━━━━━ Task material

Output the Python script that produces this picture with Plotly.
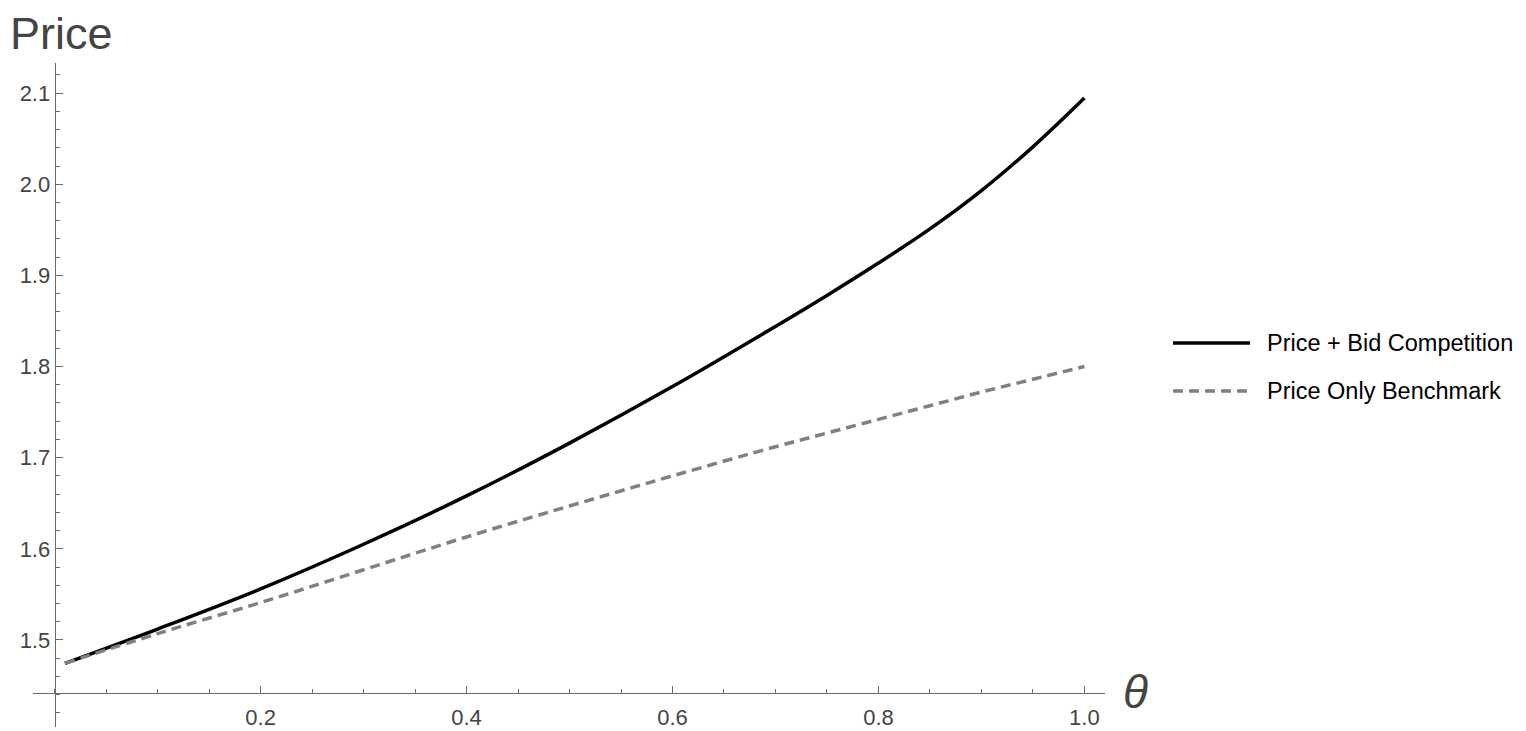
import plotly.graph_objects as go

# values
theta = [0.01, 0.1, 0.2, 0.3, 0.4, 0.5, 0.6, 0.7, 0.75, 0.8, 0.85, 0.9, 0.95, 1.0]
price_bid = [1.4744, 1.512, 1.556, 1.605, 1.658, 1.716, 1.778, 1.844, 1.878, 1.9135,
             1.951, 1.993, 2.041, 2.0945]
price_only = [1.4744, 1.507, 1.541, 1.577, 1.613, 1.647, 1.680, 1.712, 1.727, 1.742,
              1.757, 1.772, 1.786, 1.800]

x_ticks = [0.2, 0.4, 0.6, 0.8, 1.0]
y_ticks = [1.5, 1.6, 1.7, 1.8, 1.9, 2.0, 2.1]

series_names = ["Price + Bid Competition", "Price Only Benchmark"]

# the page body has an 8px margin, so the figure is laid out 8px in from the window corner
OFF = 8
W, H = 1518, 723
L, T = 33 - OFF, 63 - OFF
PLOT_W, PLOT_H = 1072, 664
R, B = W - L - PLOT_W, H - T - PLOT_H
x_range = [-0.021, 1.02]
y_range = [1.4045, 2.133]

axis_color = "#6b6b6b"
text_color = "#444444"
font = "Liberation Sans, Arial, Helvetica, sans-serif"


def px_x(px):
    # window pixel -> paper fraction
    return (px - OFF - L) / PLOT_W


def px_y(py):
    return (T + PLOT_H - (py - OFF)) / PLOT_H


fig = go.Figure()
fig.add_trace(go.Scatter(x=theta, y=price_bid, mode="lines", name=series_names[0],
                         line=dict(color="black", width=3.5, shape="spline"),
                         showlegend=False))
fig.add_trace(go.Scatter(x=theta, y=price_only, mode="lines", name=series_names[1],
                         line=dict(color="#808080", width=3.5, dash="10px,6px", shape="spline"),
                         showlegend=False))

# axes cross at theta=0 and price=1.4415 (Mathematica-style origin)
x_pos = (1.4415 - y_range[0]) / (y_range[1] - y_range[0])
y_pos = (0 - x_range[0]) / (x_range[1] - x_range[0])

fig.update_xaxes(range=x_range, anchor="free", position=x_pos,
                 showgrid=False, zeroline=False, showline=True,
                 linecolor=axis_color, linewidth=1,
                 ticks="inside", ticklen=7, tickcolor=axis_color, tickwidth=1,
                 tickmode="array", tickvals=x_ticks, ticktext=[f"{v:.1f}" for v in x_ticks],
                 tickfont=dict(size=22, color=text_color, family=font),
                 ticklabelstandoff=4,
                 minor=dict(tick0=0, dtick=0.05, ticks="inside", ticklen=4,
                            tickcolor=axis_color, tickwidth=1, showgrid=False),
                 automargin=False)
fig.update_yaxes(range=y_range, anchor="free", position=y_pos,
                 showgrid=False, zeroline=False, showline=True,
                 linecolor=axis_color, linewidth=1,
                 ticks="inside", ticklen=7, tickcolor=axis_color, tickwidth=1,
                 tickmode="array", tickvals=y_ticks, ticktext=[f"{v:.1f}" for v in y_ticks],
                 tickfont=dict(size=22, color=text_color, family=font),
                 minor=dict(tick0=1.4, dtick=0.02, ticks="inside", ticklen=4,
                            tickcolor=axis_color, tickwidth=1, showgrid=False),
                 automargin=False)

# axis labels
fig.add_annotation(text="Price", xref="paper", yref="paper", x=px_x(8), y=px_y(33),
                   xanchor="left", yanchor="middle", showarrow=False,
                   font=dict(size=45, color=text_color, family=font))
fig.add_annotation(text="<i>θ</i>", xref="paper", yref="paper", x=px_x(1135), y=px_y(692),
                   xanchor="center", yanchor="middle", showarrow=False,
                   font=dict(size=46, color=text_color, family=font))

# legend drawn by hand so the key lines match the long samples
legend_rows = [(343, "black", "solid"), (391, "#808080", "10px,6px")]
for (row_y, color, dash), name in zip(legend_rows, series_names):
    fig.add_shape(type="line", xref="paper", yref="paper",
                  x0=px_x(1173), x1=px_x(1250), y0=px_y(row_y), y1=px_y(row_y),
                  line=dict(color=color, width=3.5, dash=dash))
    fig.add_annotation(text=name, xref="paper", yref="paper", x=px_x(1265), y=px_y(row_y),
                       xanchor="left", yanchor="middle", showarrow=False,
                       font=dict(size=23.5, color="black", family=font))

fig.update_layout(width=W, height=H, margin=dict(l=L, r=R, t=T, b=B),
                  plot_bgcolor="white", paper_bgcolor="white",
                  showlegend=False)

fig.write_html("out.html")
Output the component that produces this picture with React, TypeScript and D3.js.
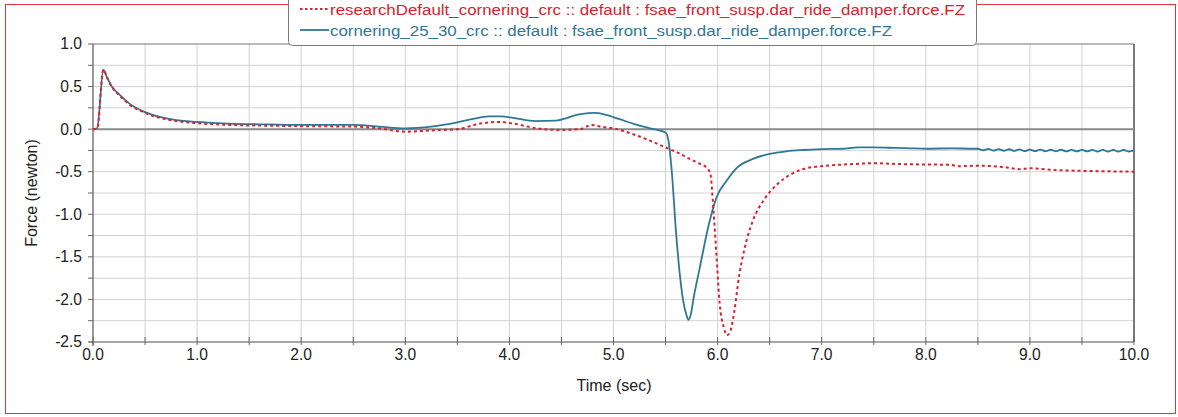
import React from "react";
import * as d3 from "d3";

const W = 1178;
const H = 417;

const seriesNames = [
  "researchDefault_cornering_crc :: default : fsae_front_susp.dar_ride_damper.force.FZ",
  "cornering_25_30_crc :: default : fsae_front_susp.dar_ride_damper.force.FZ",
];

const xTickLabels = ["0.0", "1.0", "2.0", "3.0", "4.0", "5.0", "6.0", "7.0", "8.0", "9.0", "10.0"];
const yTickLabels = ["1.0", "0.5", "0.0", "-0.5", "-1.0", "-1.5", "-2.0", "-2.5"];

// researchDefault_cornering_crc (red dotted)
const redT = [
  0, 0.04, 0.1, 0.13, 0.18, 0.25, 0.35, 0.5, 0.65, 0.8, 1.0, 1.3, 1.7, 2.0, 2.5, 2.75, 3.0, 3.25, 3.5,
  3.72, 3.9, 4.04, 4.26, 4.49, 4.68, 4.79, 4.87, 5.0, 5.19, 5.32, 5.51, 5.64, 5.7, 5.8, 5.9, 5.93, 5.96,
  5.99, 6.02, 6.06, 6.09, 6.12, 6.15, 6.21, 6.28, 6.34, 6.44, 6.57, 6.72, 6.85, 7.05, 7.3, 7.5, 7.75,
  8.0, 8.25, 8.3, 8.5, 8.75, 8.9, 9.0, 9.25, 9.5, 9.75, 10.0,
];
const redV = [
  0, 0.01, 0.7, 0.62, 0.5, 0.4, 0.29, 0.19, 0.13, 0.095, 0.07, 0.05, 0.04, 0.035, 0.03, 0.01, -0.03,
  -0.015, 0.0, 0.065, 0.085, 0.065, 0.01, -0.01, 0.0, 0.05, 0.03, 0.01, -0.06, -0.12, -0.22, -0.29,
  -0.33, -0.39, -0.46, -0.52, -0.95, -1.5, -2.05, -2.33, -2.42, -2.38, -2.22, -1.7, -1.3, -1.07, -0.84,
  -0.65, -0.52, -0.46, -0.43, -0.41, -0.4, -0.41, -0.415, -0.42, -0.435, -0.43, -0.445, -0.47, -0.46,
  -0.48, -0.49, -0.495, -0.5,
];

// cornering_25_30_crc (blue solid)
const blueT = [
  0, 0.04, 0.1, 0.13, 0.18, 0.25, 0.35, 0.5, 0.65, 0.8, 1.0, 1.3, 1.7, 2.0, 2.5, 2.75, 3.0, 3.25, 3.5,
  3.65, 3.8, 3.92, 4.05, 4.25, 4.45, 4.55, 4.62, 4.7, 4.82, 4.92, 5.05, 5.2, 5.35, 5.5, 5.53, 5.56, 5.6,
  5.64, 5.67, 5.7, 5.72, 5.74, 5.77, 5.83, 5.91, 5.99, 6.09, 6.18, 6.34, 6.5, 6.66, 6.82, 7.0, 7.2,
  7.35, 7.5, 7.7, 7.85, 8.0, 8.25, 8.45, 8.5, 8.55, 8.6, 8.65, 8.7, 8.75, 8.8, 8.85, 8.9, 8.95, 9.0,
  9.05, 9.1, 9.15, 9.2, 9.25, 9.3, 9.35, 9.4, 9.45, 9.5, 9.55, 9.6, 9.65, 9.7, 9.75, 9.8, 9.85, 9.9,
  9.95, 10.0,
];
const blueV = [
  0, 0.01, 0.7, 0.62, 0.5, 0.41, 0.3, 0.2, 0.14, 0.105, 0.085, 0.065, 0.055, 0.05, 0.05, 0.03, 0.01,
  0.03, 0.08, 0.12, 0.15, 0.15, 0.13, 0.095, 0.1, 0.13, 0.16, 0.18, 0.19, 0.17, 0.12, 0.06, 0.01, -0.04,
  -0.15, -0.5, -1.2, -1.74, -2.02, -2.18, -2.24, -2.19, -1.98, -1.62, -1.15, -0.8, -0.6, -0.46, -0.35,
  -0.29, -0.26, -0.245, -0.235, -0.23, -0.215, -0.215, -0.22, -0.225, -0.23, -0.225, -0.23, -0.23,
  -0.248, -0.232, -0.252, -0.234, -0.254, -0.236, -0.256, -0.238, -0.258, -0.24, -0.258, -0.24, -0.26,
  -0.242, -0.26, -0.242, -0.262, -0.243, -0.262, -0.243, -0.262, -0.244, -0.263, -0.244, -0.263, -0.245,
  -0.263, -0.245, -0.263, -0.25,
];

const RED = "#d8222e";
const BLUE = "#2f7796";

export default function App() {
  const left = 93;
  const right = 1134;
  const top = 44;
  const bottom = 342;

  const x = d3.scaleLinear().domain([0, 10]).range([left, right]);
  const y = d3.scaleLinear().domain([-2.5, 1.0]).range([bottom, top]);

  const line = d3
    .line<[number, number]>()
    .x((d) => x(d[0]))
    .y((d) => y(d[1]))
    .curve(d3.curveMonotoneX);

  const redData: [number, number][] = redT.map((t, i) => [t, redV[i]]);
  const blueData: [number, number][] = blueT.map((t, i) => [t, blueV[i]]);

  const xGrid = d3.range(0, 10.001, 0.5);
  const yGrid = d3.range(-2.5, 1.001, 0.25);
  const xMajor = xTickLabels.map((s) => parseFloat(s));
  const yMajor = yTickLabels.map((s) => parseFloat(s));

  const font = "'Liberation Sans', Arial, sans-serif";

  return (
    <svg
      width={W}
      height={H}
      style={{ position: "fixed", left: 0, top: 0, background: "#fff" }}
      fontFamily={font}
    >
      <rect x={0} y={0} width={W} height={H} fill="#fff" />
      <rect x={5.5} y={4.5} width={1170} height={409} fill="none" stroke="#d9363e" strokeWidth={1} />

      {/* grid */}
      {xGrid.map((t) => (
        <line key={"gx" + t} x1={x(t)} x2={x(t)} y1={top} y2={bottom} stroke="#d2d2d2" strokeWidth={1} />
      ))}
      {yGrid.map((v) => (
        <line key={"gy" + v} x1={left} x2={right} y1={y(v)} y2={y(v)} stroke="#d2d2d2" strokeWidth={1} />
      ))}

      {/* frame */}
      <line x1={left} x2={right} y1={top} y2={top} stroke="#8a8a8a" strokeWidth={1.2} />
      <line x1={right} x2={right} y1={top} y2={bottom} stroke="#555" strokeWidth={1.5} />
      <line x1={left} x2={right} y1={y(0)} y2={y(0)} stroke="#8c8c8c" strokeWidth={2} />
      <line x1={left} x2={left} y1={top} y2={bottom + 4} stroke="#666" strokeWidth={1.2} />
      <line x1={left - 4} x2={right} y1={bottom} y2={bottom} stroke="#666" strokeWidth={1.2} />

      {/* ticks */}
      {yGrid.map((v) => (
        <line key={"ty" + v} x1={left - 5} x2={left} y1={y(v)} y2={y(v)} stroke="#666" strokeWidth={1} />
      ))}
      {xGrid.map((t) => (
        <line key={"tx" + t} x1={x(t)} x2={x(t)} y1={bottom - 5} y2={bottom + 3} stroke="#666" strokeWidth={1} />
      ))}

      {yMajor.map((v, i) => (
        <text
          key={"ly" + i}
          x={left - 11}
          y={y(v)}
          dy="0.35em"
          textAnchor="end"
          fontSize={15.6}
          fill="#222"
        >
          {yTickLabels[i]}
        </text>
      ))}
      {xMajor.map((t, i) => (
        <text key={"lx" + i} x={x(t)} y={360} textAnchor="middle" fontSize={15.6} fill="#222">
          {xTickLabels[i]}
        </text>
      ))}

      <text x={614} y={391} textAnchor="middle" fontSize={16} fill="#222">
        Time (sec)
      </text>
      <text transform={`translate(37,193) rotate(-90)`} textAnchor="middle" fontSize={16} fill="#222">
        Force (newton)
      </text>

      {/* series */}
      <path d={line(blueData) || ""} fill="none" stroke={BLUE} strokeWidth={1.8} />
      <path d={line(redData) || ""} fill="none" stroke={RED} strokeWidth={2} strokeDasharray="3,3" />

      {/* legend */}
      <rect x={288.5} y={-5} width={688} height={50.5} rx={4} fill="#fff" stroke="#7a7a7a" strokeWidth={1} />
      <line x1={300} x2={329} y1={9} y2={9} stroke={RED} strokeWidth={2} strokeDasharray="2.5,2.5" />
      <text x={330} y={14.5} fontSize={15.5} fill={RED} textLength={635} lengthAdjust="spacingAndGlyphs">
        {seriesNames[0]}
      </text>
      <line x1={300} x2={329} y1={30} y2={30} stroke={BLUE} strokeWidth={1.8} />
      <text x={330} y={35.5} fontSize={15.5} fill={BLUE} textLength={562} lengthAdjust="spacingAndGlyphs">
        {seriesNames[1]}
      </text>
    </svg>
  );
}
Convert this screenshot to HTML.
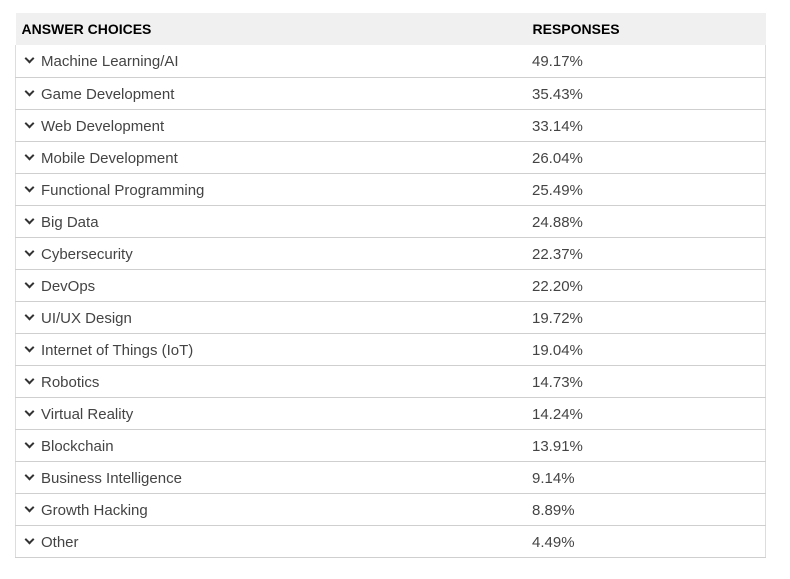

━━━━━━━━━━

What you have to do: Pictures do not belong in the copy. Repeat only the lines from the top of the records through the line containing "y_pos = (0 - x_range[0])".

Reply:
Output the Python script that produces this picture with Plotly.
import plotly.graph_objects as go

# values
theta = [0.01, 0.1, 0.2, 0.3, 0.4, 0.5, 0.6, 0.7, 0.75, 0.8, 0.85, 0.9, 0.95, 1.0]
price_bid = [1.4744, 1.512, 1.556, 1.605, 1.658, 1.716, 1.778, 1.844, 1.878, 1.9135,
             1.951, 1.993, 2.041, 2.0945]
price_only = [1.4744, 1.507, 1.541, 1.577, 1.613, 1.647, 1.680, 1.712, 1.727, 1.742,
              1.757, 1.772, 1.786, 1.800]

x_ticks = [0.2, 0.4, 0.6, 0.8, 1.0]
y_ticks = [1.5, 1.6, 1.7, 1.8, 1.9, 2.0, 2.1]

series_names = ["Price + Bid Competition", "Price Only Benchmark"]

# the page body has an 8px margin, so the figure is laid out 8px in from the window corner
OFF = 8
W, H = 1518, 723
L, T = 33 - OFF, 63 - OFF
PLOT_W, PLOT_H = 1072, 664
R, B = W - L - PLOT_W, H - T - PLOT_H
x_range = [-0.021, 1.02]
y_range = [1.4045, 2.133]

axis_color = "#6b6b6b"
text_color = "#444444"
font = "Liberation Sans, Arial, Helvetica, sans-serif"


def px_x(px):
    # window pixel -> paper fraction
    return (px - OFF - L) / PLOT_W


def px_y(py):
    return (T + PLOT_H - (py - OFF)) / PLOT_H


fig = go.Figure()
fig.add_trace(go.Scatter(x=theta, y=price_bid, mode="lines", name=series_names[0],
                         line=dict(color="black", width=3.5, shape="spline"),
                         showlegend=False))
fig.add_trace(go.Scatter(x=theta, y=price_only, mode="lines", name=series_names[1],
                         line=dict(color="#808080", width=3.5, dash="10px,6px", shape="spline"),
                         showlegend=False))

# axes cross at theta=0 and price=1.4415 (Mathematica-style origin)
x_pos = (1.4415 - y_range[0]) / (y_range[1] - y_range[0])
y_pos = (0 - x_range[0]) / (x_range[1] - x_range[0])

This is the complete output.